Niagara Gazette — When you read about the disaster facing Detroit, it makes you think that perhaps Niagara Falls isn’t in such dire straits after all. The long-delayed payment of this city’s share of the slot machine revenue from the casino obviously helped brighten the fiscal picture.
In the 1970s — long before the Seneca Nation of Indians converted the Niagara Falls Convention & Civic Center to a gambling palace — the Cataract City was struggling to avoid bankruptcy. Some longtime residents may argue that conditions weren’t all that dismal, but the truth is the leaders in City Hall at the time had spent about $4.8 million they didn’t have. The record also will show that, in fact, the deficit would reach $6.3 million before any firm action was pursued. The saving grace then, as it turned out, was a new City Management Advisory Board, spearheaded by experts in municipal affairs, business and industry. One of the powerful voices throughout that impressive effort was William H. Wendel, president of the Carborundum Co. and civic leader.
The city was rescued from that plight. Still, major problems persisted, Some 37,000 manufacturing jobs were eventually lost and the city’s population — more than 100,000 in 1960 — has dropped to about 48,000.
There’s no question that Niagara Falls could yet benefit from some outside help but don’t try to convince the city council of that. One former city official, bitter over the current council-mayor friction, said, “We probably shouldn’t even be a city.” He agreed that the present set up at City Hall is not conducive to fostering friendly relations with other municipalities. He cited the example of rejecting an offer from a Buffalo foundation to help revitalize the city.
Niagara Falls was just one of many cities in trouble during the 1970s. New York City Mayor Abraham Beam had actually signed a formal petition attesting to that city’s default but an 11th hour meeting of major parties — finally agreeing to share the blame — avoided that bankruptcy. Gov. Hugh L. Carey also played a key role in resolving the crisis.
OUT OF THE PAST: Don’t be surprised if you spot a World War II bomber flying over the Buffalo-Niagara area Monday afternoon.

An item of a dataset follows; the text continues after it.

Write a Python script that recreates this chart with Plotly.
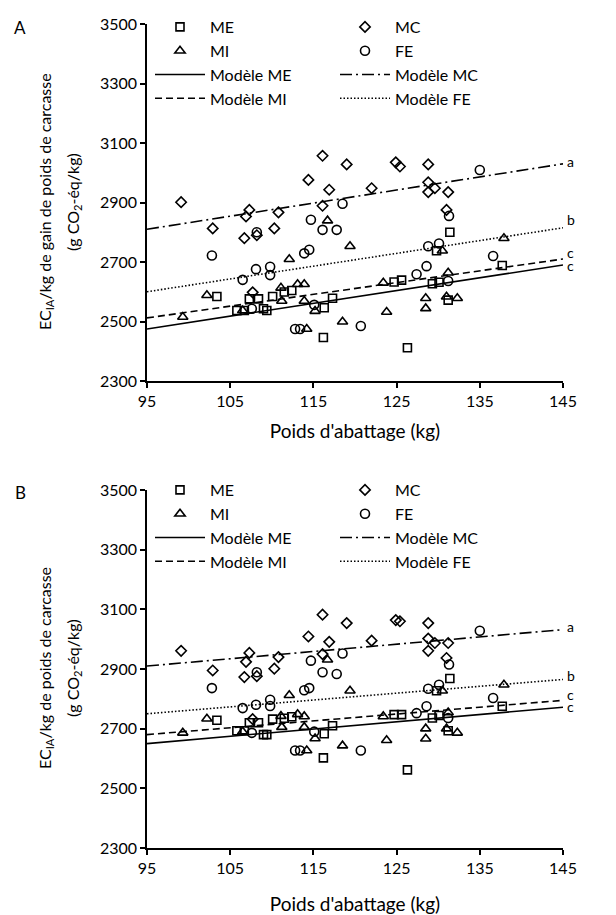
import plotly.graph_objects as go

# ---------------- data ----------------
X_TICKS = [95, 105, 115, 125, 135, 145]
Y_TICKS = [2300, 2500, 2700, 2900, 3100, 3300, 3500]

# ME (squares)
me_x = [103.4, 105.8, 106.7, 107.3, 108.4, 109.0, 109.4, 110.1, 111.5, 112.4,
        116.3, 117.3, 116.2, 124.7, 125.6, 126.3, 129.3, 130.1, 129.8, 131.4,
        131.2, 137.7]
me_a = [2584, 2537, 2537, 2576, 2576, 2543, 2537, 2584, 2599, 2604,
        2546, 2578, 2446, 2633, 2639, 2412, 2627, 2632, 2738, 2800,
        2572, 2688]
me_b = [2728, 2693, 2693, 2720, 2720, 2680, 2680, 2732, 2735, 2740,
        2683, 2710, 2602, 2747, 2747, 2562, 2736, 2744, 2827, 2868,
        2693, 2775]

# MI (triangles)
mi_x = [99.3, 102.2, 106.5, 111.1, 111.2, 112.1, 113.1, 113.9, 113.9, 114.2,
        115.2, 116.7, 118.5, 119.4, 123.4, 123.8, 128.5, 128.5, 130.5, 131.0,
        131.2, 132.3, 137.9]
mi_a = [2515, 2588, 2537, 2613, 2569, 2709, 2625, 2625, 2569, 2475,
        2535, 2839, 2499, 2753, 2630, 2532, 2578, 2544, 2738, 2583,
        2664, 2578, 2780]
mi_b = [2686, 2733, 2690, 2742, 2705, 2812, 2748, 2741, 2705, 2627,
        2667, 2931, 2643, 2827, 2741, 2661, 2700, 2666, 2827, 2700,
        2754, 2686, 2847]

# MC (diamonds)
mc_x = [99.1, 102.9, 106.7, 106.9, 107.3, 107.7, 108.2, 110.3, 110.8, 114.4,
        116.1, 116.1, 116.9, 119.0, 122.0, 124.9, 125.4, 128.8, 128.8, 129.6,
        128.8, 131.2, 131.0]
mc_a = [2901, 2813, 2780, 2853, 2875, 2598, 2790, 2813, 2867, 2976,
        3057, 2889, 2943, 3028, 2948, 3035, 3021, 3028, 2968, 2948,
        2935, 2935, 2875]
mc_b = [2961, 2895, 2873, 2924, 2954, 2732, 2876, 2901, 2940, 3009,
        3082, 2950, 2991, 3054, 2995, 3064, 3060, 3054, 3002, 2987,
        2961, 2987, 2937]

# FE (circles)
fe_x = [102.8, 106.5, 107.6, 108.1, 108.2, 109.8, 109.8, 112.8, 113.4, 113.9,
        114.5, 114.7, 115.1, 116.1, 117.8, 118.5, 120.7, 127.4, 128.6, 128.8,
        130.1, 131.2, 131.3, 135.0, 136.6]
fe_a = [2722, 2640, 2543, 2676, 2800, 2684, 2656, 2475, 2475, 2729,
        2741, 2842, 2556, 2808, 2808, 2896, 2485, 2659, 2686, 2753,
        2762, 2636, 2855, 3009, 2720]
fe_b = [2836, 2769, 2686, 2780, 2889, 2797, 2776, 2627, 2627, 2829,
        2836, 2928, 2690, 2889, 2883, 2952, 2627, 2752, 2775, 2834,
        2847, 2736, 2915, 3028, 2803]

# fitted models (end points at 95 and 145 kg)
model_x = [95, 145]
model_me_a = [2475, 2690]
model_mi_a = [2512, 2710]
model_fe_a = [2600, 2815]
model_mc_a = [2810, 3030]
model_me_b = [2650, 2772]
model_mi_b = [2680, 2795]
model_fe_b = [2750, 2865]
model_mc_b = [2910, 3032]

sig_letters = ["a", "b", "c", "c"]
sig_y_a = [3037, 2843, 2731, 2688]
sig_y_b = [3042, 2878, 2815, 2774]

# ---------------- layout helpers (page body has an 8 px margin) ----------------
OFF = 8
W, H = 616 - OFF, 915 - OFF


def px(p):
    return (p - OFF) / W


def py(p):
    return 1 - (p - OFF) / H


FONT = "Lato, 'Open Sans', sans-serif"
fig = go.Figure()

marker_series = {
    "ME": (me_x, me_a, me_b, "square-open", 8),
    "MC": (mc_x, mc_a, mc_b, "diamond-open", 8),
    "MI": (mi_x, mi_a, mi_b, "triangle-up-open", 9),
    "FE": (fe_x, fe_a, fe_b, "circle-open", 9),
}
model_series = {
    "Modèle ME": (model_me_a, model_me_b, "solid"),
    "Modèle MC": (model_mc_a, model_mc_b, "12px,4px,2px,4px"),
    "Modèle MI": (model_mi_a, model_mi_b, "7px,4px"),
    "Modèle FE": (model_fe_a, model_fe_b, "1.5px,2px"),
}
# legend columns: left column then right column
legend_columns = [["ME", "MI", "Modèle ME", "Modèle MI"],
                  ["MC", "FE", "Modèle MC", "Modèle FE"]]

for panel, (xa, ya, leg) in enumerate([("x", "y", "legend"), ("x2", "y2", "legend2")]):
    for ci, col in enumerate(legend_columns):
        grp = f"{leg}_col{ci}"
        for name in col:
            if name in marker_series:
                sx, sa, sb, sym, size = marker_series[name]
                fig.add_trace(go.Scatter(
                    x=sx, y=sa if panel == 0 else sb, mode="markers", name=name,
                    xaxis=xa, yaxis=ya, legend=leg, legendgroup=grp,
                    marker=dict(symbol=sym, size=size, color="black",
                                line=dict(width=1.6, color="black")),
                ))
            else:
                ma, mb, dash = model_series[name]
                fig.add_trace(go.Scatter(
                    x=model_x, y=ma if panel == 0 else mb, mode="lines", name=name,
                    xaxis=xa, yaxis=ya, legend=leg, legendgroup=grp,
                    line=dict(color="black", width=1.6, dash=dash),
                ))

axis_common = dict(
    showline=True, linecolor="black", linewidth=1.5, ticks="outside", ticklen=5,
    tickwidth=1.5, tickcolor="black", showgrid=False, zeroline=False,
    tickfont=dict(family=FONT, size=16, color="black"),
)
xdom = [px(147), px(563)]
fig.update_layout(
    width=W, height=H, margin=dict(l=0, r=0, t=0, b=0, autoexpand=False),
    paper_bgcolor="white", plot_bgcolor="white",
    font=dict(family=FONT, size=16, color="black"),
    xaxis=dict(domain=xdom, range=[95, 145], tickvals=X_TICKS, anchor="y",
               title=dict(text="Poids d'abattage (kg)", standoff=16), **axis_common),
    yaxis=dict(domain=[py(381), py(24)], range=[2300, 3500], tickvals=Y_TICKS,
               anchor="x", **axis_common),
    xaxis2=dict(domain=xdom, range=[95, 145], tickvals=X_TICKS, anchor="y2",
                title=dict(text="Poids d'abattage (kg)", standoff=24), **axis_common),
    yaxis2=dict(domain=[py(848), py(490)], range=[2300, 3500], tickvals=Y_TICKS,
                anchor="x2", **axis_common),
    showlegend=True,
)
leg_common = dict(orientation="h", xanchor="left", yanchor="top", entrywidth=120,
                  entrywidthmode="pixels", itemwidth=50, bgcolor="rgba(0,0,0,0)",
                  font=dict(family=FONT, size=16, color="black"), traceorder="grouped",
                  tracegroupgap=6, itemclick=False, itemdoubleclick=False)
fig.update_layout(
    legend=dict(x=px(150), y=py(10), **leg_common),
    legend2=dict(x=px(150), y=py(473), **leg_common),
)

annotations = []
# panel labels
annotations.append(dict(text="A", x=px(20), y=py(28), xref="paper", yref="paper",
                        xanchor="center", yanchor="middle", showarrow=False, font=dict(size=17)))
annotations.append(dict(text="B", x=px(20), y=py(492), xref="paper", yref="paper",
                        xanchor="center", yanchor="middle", showarrow=False, font=dict(size=17)))
# y titles (two lines)
for yc, l1 in [(202, "EC<sub>IA</sub>/kg de gain de poids de carcasse"),
               (668, "EC<sub>IA</sub>/kg de poids de carcasse")]:
    annotations.append(dict(text=l1, x=px(45), y=py(yc), xref="paper", yref="paper",
                            xanchor="center", yanchor="middle",
                            textangle=-90, showarrow=False, font=dict(size=16)))
    annotations.append(dict(text="(g CO<sub>2</sub>-éq/kg)", x=px(73), y=py(yc),
                            xref="paper", yref="paper", xanchor="center", yanchor="middle",
                            textangle=-90, showarrow=False, font=dict(size=16)))
# significance letters
for xr, yr, ys in [("x", "y", sig_y_a), ("x2", "y2", sig_y_b)]:
    for t, yy in zip(sig_letters, ys):
        annotations.append(dict(text=t, x=145, y=yy, xref=xr, yref=yr, xanchor="left",
                                yanchor="middle", xshift=2, showarrow=False,
                                font=dict(size=14)))
fig.update_layout(annotations=annotations)

fig.write_html("out.html")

It will be the famous “Memphis Belle,” a Boeing B-17 Flying Fortress, marking the 70th anniversary of its historic last mission. The special media flight is closed to the general public but the aircraft will be available for flights and ground tours Aug. 3-4 at Prior Aviation, 50 North Airport Drive, adjacent to the Buffalo-Niagara International Airport.
Scott Maher, director of flight operations for the non-profit Liberty Foundation, which owns and maintains the historic plane, said the organization spends upward of $1.5 million a year to keep the B-17 airworthy and out on tour.
IN THE PARK: The storm last weekend brought down a number of trees and limbs that blocked sections of the popular hiking trails. Tom Watt, general manager of the Niagara Falls State Park, estimated it would take six to eight weeks of work to restore the trails to their condition before the storm. In addition, a mud slide in one area will require nearly three weeks to restore the site.
FAMILY TIES: Local historians are planning a series of programs to commemorate the roles of Augustus Porter and his brother Peter Buell Porter during the War of 1812. The talks will be scheduled in September and October in the second-floor auditorium of the Earl W. Brydges Library. Among the discussion leader will be Paul Gromosiak, Bob Emerson, Christopher Stianoff, and Sherman Zavitz. Details to be announced later.
FINAL NOTICE: Sign in front of a local church: “Jesus — Don’t Leave Earth Without Him.”